Challenge » Each line of the material must be repeated precisely, with the pictures left out.
* start *
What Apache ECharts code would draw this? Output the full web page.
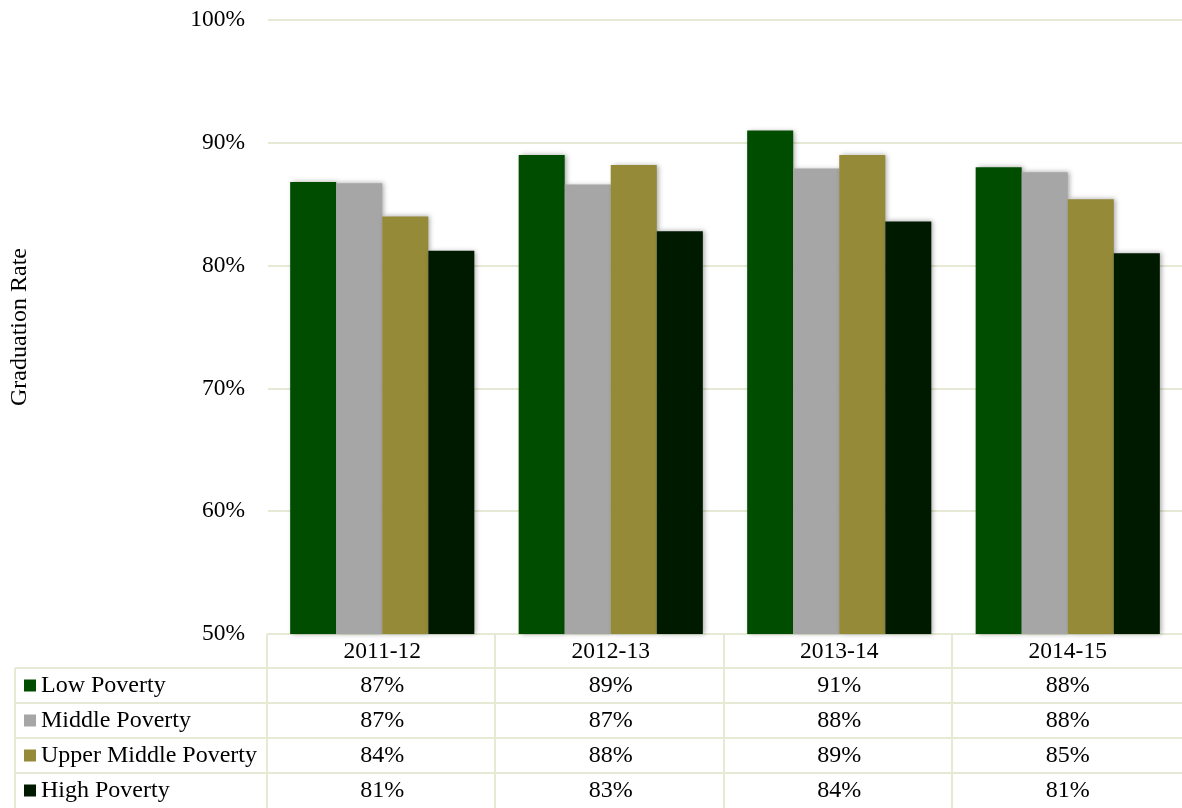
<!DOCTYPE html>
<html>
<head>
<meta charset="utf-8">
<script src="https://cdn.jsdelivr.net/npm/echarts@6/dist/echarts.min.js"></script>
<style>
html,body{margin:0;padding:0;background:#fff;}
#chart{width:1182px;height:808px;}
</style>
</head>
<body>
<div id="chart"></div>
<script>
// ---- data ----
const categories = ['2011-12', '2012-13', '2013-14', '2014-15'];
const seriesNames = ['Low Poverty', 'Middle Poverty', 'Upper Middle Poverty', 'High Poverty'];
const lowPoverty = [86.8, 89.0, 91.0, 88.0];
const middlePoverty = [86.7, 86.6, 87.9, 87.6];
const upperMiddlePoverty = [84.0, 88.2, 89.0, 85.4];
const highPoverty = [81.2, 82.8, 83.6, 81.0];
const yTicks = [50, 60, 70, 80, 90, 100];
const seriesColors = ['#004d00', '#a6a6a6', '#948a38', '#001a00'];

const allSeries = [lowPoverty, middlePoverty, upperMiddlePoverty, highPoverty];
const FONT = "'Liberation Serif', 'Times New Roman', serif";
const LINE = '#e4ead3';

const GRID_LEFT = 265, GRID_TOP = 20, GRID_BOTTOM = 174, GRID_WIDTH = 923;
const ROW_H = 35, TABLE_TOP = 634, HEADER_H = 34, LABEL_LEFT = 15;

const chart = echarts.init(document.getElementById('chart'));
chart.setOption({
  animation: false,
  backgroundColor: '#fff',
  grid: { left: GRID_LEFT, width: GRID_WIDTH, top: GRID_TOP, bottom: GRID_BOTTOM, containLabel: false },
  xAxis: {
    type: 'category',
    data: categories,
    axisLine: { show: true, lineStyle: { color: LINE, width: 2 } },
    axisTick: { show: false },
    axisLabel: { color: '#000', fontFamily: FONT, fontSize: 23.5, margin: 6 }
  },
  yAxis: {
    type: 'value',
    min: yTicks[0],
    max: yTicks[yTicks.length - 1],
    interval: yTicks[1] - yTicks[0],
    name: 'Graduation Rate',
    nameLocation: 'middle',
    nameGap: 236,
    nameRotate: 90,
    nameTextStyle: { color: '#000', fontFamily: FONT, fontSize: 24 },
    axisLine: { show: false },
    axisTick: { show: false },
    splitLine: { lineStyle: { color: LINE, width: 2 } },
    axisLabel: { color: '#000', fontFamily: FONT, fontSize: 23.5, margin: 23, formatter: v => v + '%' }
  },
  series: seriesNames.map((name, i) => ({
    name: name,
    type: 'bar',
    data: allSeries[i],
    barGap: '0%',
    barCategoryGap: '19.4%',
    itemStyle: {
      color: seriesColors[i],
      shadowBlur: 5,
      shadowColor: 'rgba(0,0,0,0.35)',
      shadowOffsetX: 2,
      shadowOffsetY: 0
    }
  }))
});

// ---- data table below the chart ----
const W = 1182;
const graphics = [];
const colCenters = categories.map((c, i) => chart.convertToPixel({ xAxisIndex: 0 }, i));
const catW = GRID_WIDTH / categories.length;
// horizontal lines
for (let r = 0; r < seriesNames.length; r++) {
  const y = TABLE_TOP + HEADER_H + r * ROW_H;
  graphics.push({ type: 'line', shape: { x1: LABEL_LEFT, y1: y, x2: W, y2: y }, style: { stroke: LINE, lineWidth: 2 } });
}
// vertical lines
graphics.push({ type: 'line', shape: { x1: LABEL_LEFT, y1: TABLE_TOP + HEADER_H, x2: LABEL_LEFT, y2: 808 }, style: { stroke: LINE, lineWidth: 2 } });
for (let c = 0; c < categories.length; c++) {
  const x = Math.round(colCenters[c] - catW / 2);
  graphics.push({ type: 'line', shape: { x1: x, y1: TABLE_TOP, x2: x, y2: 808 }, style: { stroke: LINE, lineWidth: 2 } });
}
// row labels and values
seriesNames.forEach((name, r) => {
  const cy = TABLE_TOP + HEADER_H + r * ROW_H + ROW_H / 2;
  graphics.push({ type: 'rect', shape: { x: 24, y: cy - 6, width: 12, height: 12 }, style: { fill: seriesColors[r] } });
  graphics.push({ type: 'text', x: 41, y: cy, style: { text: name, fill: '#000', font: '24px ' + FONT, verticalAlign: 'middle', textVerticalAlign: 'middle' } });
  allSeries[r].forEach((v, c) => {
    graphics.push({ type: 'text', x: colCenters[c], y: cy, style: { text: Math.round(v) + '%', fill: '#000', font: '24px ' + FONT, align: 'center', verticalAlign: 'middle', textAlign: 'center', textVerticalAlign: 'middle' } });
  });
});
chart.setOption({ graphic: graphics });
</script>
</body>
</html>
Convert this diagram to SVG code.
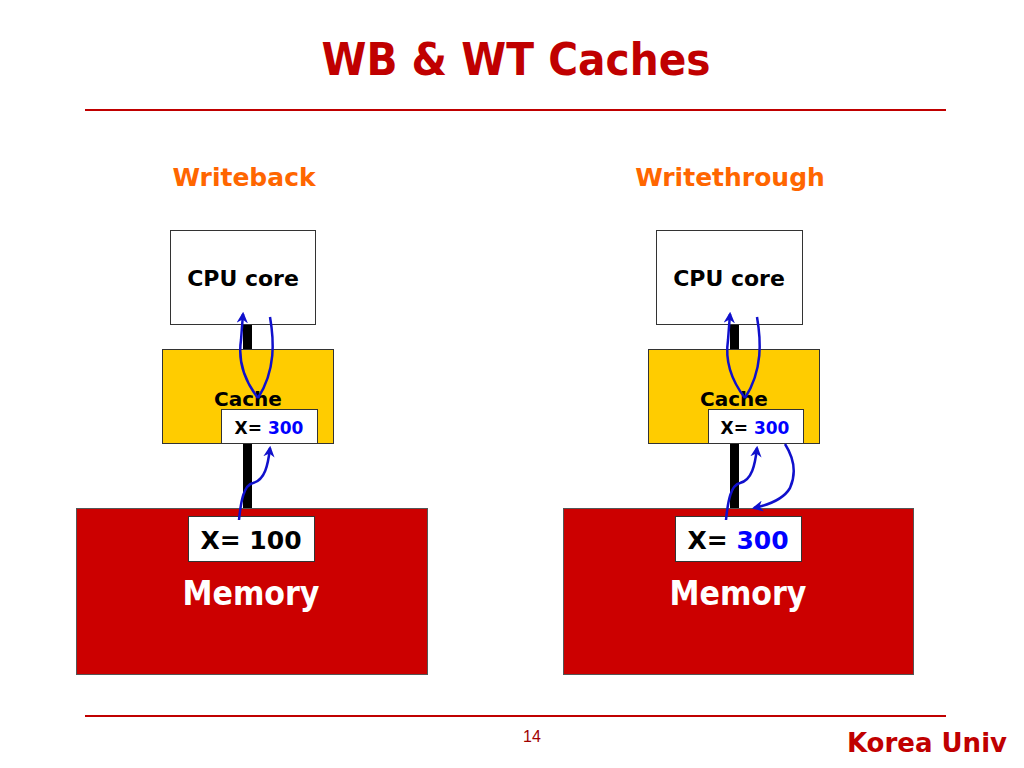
* end *
Task answer »
What Apache ECharts code would draw this? Output the full web page.
<!DOCTYPE html>
<html>
<head>
<meta charset="utf-8">
<script src="https://cdn.jsdelivr.net/npm/echarts@6/dist/echarts.min.js"></script>
<style>
html,body{margin:0;padding:0;background:#fff;}
#chart{width:1182px;height:808px;}
</style>
</head>
<body>
<div id="chart"></div>
<script>
// ---- data ----
const categories = ['2011-12', '2012-13', '2013-14', '2014-15'];
const seriesNames = ['Low Poverty', 'Middle Poverty', 'Upper Middle Poverty', 'High Poverty'];
const lowPoverty = [86.8, 89.0, 91.0, 88.0];
const middlePoverty = [86.7, 86.6, 87.9, 87.6];
const upperMiddlePoverty = [84.0, 88.2, 89.0, 85.4];
const highPoverty = [81.2, 82.8, 83.6, 81.0];
const yTicks = [50, 60, 70, 80, 90, 100];
const seriesColors = ['#004d00', '#a6a6a6', '#948a38', '#001a00'];

const allSeries = [lowPoverty, middlePoverty, upperMiddlePoverty, highPoverty];
const FONT = "'Liberation Serif', 'Times New Roman', serif";
const LINE = '#e4ead3';

const GRID_LEFT = 265, GRID_TOP = 20, GRID_BOTTOM = 174, GRID_WIDTH = 923;
const ROW_H = 35, TABLE_TOP = 634, HEADER_H = 34, LABEL_LEFT = 15;

const chart = echarts.init(document.getElementById('chart'));
chart.setOption({
  animation: false,
  backgroundColor: '#fff',
  grid: { left: GRID_LEFT, width: GRID_WIDTH, top: GRID_TOP, bottom: GRID_BOTTOM, containLabel: false },
  xAxis: {
    type: 'category',
    data: categories,
    axisLine: { show: true, lineStyle: { color: LINE, width: 2 } },
    axisTick: { show: false },
    axisLabel: { color: '#000', fontFamily: FONT, fontSize: 23.5, margin: 6 }
  },
  yAxis: {
    type: 'value',
    min: yTicks[0],
    max: yTicks[yTicks.length - 1],
    interval: yTicks[1] - yTicks[0],
    name: 'Graduation Rate',
    nameLocation: 'middle',
    nameGap: 236,
    nameRotate: 90,
    nameTextStyle: { color: '#000', fontFamily: FONT, fontSize: 24 },
    axisLine: { show: false },
    axisTick: { show: false },
    splitLine: { lineStyle: { color: LINE, width: 2 } },
    axisLabel: { color: '#000', fontFamily: FONT, fontSize: 23.5, margin: 23, formatter: v => v + '%' }
  },
  series: seriesNames.map((name, i) => ({
    name: name,
    type: 'bar',
    data: allSeries[i],
    barGap: '0%',
    barCategoryGap: '19.4%',
    itemStyle: {
      color: seriesColors[i],
      shadowBlur: 5,
      shadowColor: 'rgba(0,0,0,0.35)',
      shadowOffsetX: 2,
      shadowOffsetY: 0
    }
  }))
});

// ---- data table below the chart ----
const W = 1182;
const graphics = [];
const colCenters = categories.map((c, i) => chart.convertToPixel({ xAxisIndex: 0 }, i));
const catW = GRID_WIDTH / categories.length;
// horizontal lines
for (let r = 0; r < seriesNames.length; r++) {
  const y = TABLE_TOP + HEADER_H + r * ROW_H;
  graphics.push({ type: 'line', shape: { x1: LABEL_LEFT, y1: y, x2: W, y2: y }, style: { stroke: LINE, lineWidth: 2 } });
}
// vertical lines
graphics.push({ type: 'line', shape: { x1: LABEL_LEFT, y1: TABLE_TOP + HEADER_H, x2: LABEL_LEFT, y2: 808 }, style: { stroke: LINE, lineWidth: 2 } });
for (let c = 0; c < categories.length; c++) {
  const x = Math.round(colCenters[c] - catW / 2);
  graphics.push({ type: 'line', shape: { x1: x, y1: TABLE_TOP, x2: x, y2: 808 }, style: { stroke: LINE, lineWidth: 2 } });
}
// row labels and values
seriesNames.forEach((name, r) => {
  const cy = TABLE_TOP + HEADER_H + r * ROW_H + ROW_H / 2;
  graphics.push({ type: 'rect', shape: { x: 24, y: cy - 6, width: 12, height: 12 }, style: { fill: seriesColors[r] } });
  graphics.push({ type: 'text', x: 41, y: cy, style: { text: name, fill: '#000', font: '24px ' + FONT, verticalAlign: 'middle', textVerticalAlign: 'middle' } });
  allSeries[r].forEach((v, c) => {
    graphics.push({ type: 'text', x: colCenters[c], y: cy, style: { text: Math.round(v) + '%', fill: '#000', font: '24px ' + FONT, align: 'center', verticalAlign: 'middle', textAlign: 'center', textVerticalAlign: 'middle' } });
  });
});
chart.setOption({ graphic: graphics });
</script>
</body>
</html>
Convert this diagram to SVG code.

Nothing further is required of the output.